Defendant's conduct is distinguishable from that of the defendant in Reich, and, as such, Defendant should not suffer the same fate. Defendant did not participate in a "systematic" pilfering of Plan assets. Defendant's indiscretion took place over a four-week period just prior to his company filing for bankruptcy. Defendant's actions resulted in sixty-six thousand dollars in losses, orders of magnitude less that the defendant inReich. Moreover, nothing about Defendant's demeanor or candor with the court suggests a desire to make money "at all costs." Defendant readily admitted to his role as a fiduciary, party-in-interest, and CEO of the now defunct HTE8.

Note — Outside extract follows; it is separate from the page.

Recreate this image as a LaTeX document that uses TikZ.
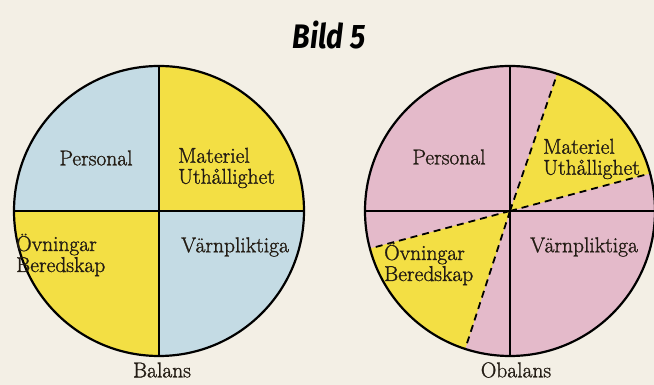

Plaintiff attempts to demonstrate Defendant's "serious misconduct" by citing numerous ERISA sections which Defendant breached. However, the court realizes that all Defendant's breaches of fiduciary duties derived from one specific indiscretion, that is, the failure to remit employee contributions to the Plan. The court finds permanent injunction against Defendant too hefty a penalty in the present case. Thus, the court refuses to issue a permanent injunction against Defendant from serving as a fiduciary for other ERISA-covered employee benefit plans.
IV. Conclusion
Based on the foregoing reasons, the court GRANTS Plaintiff's Motion for Summary Judgment.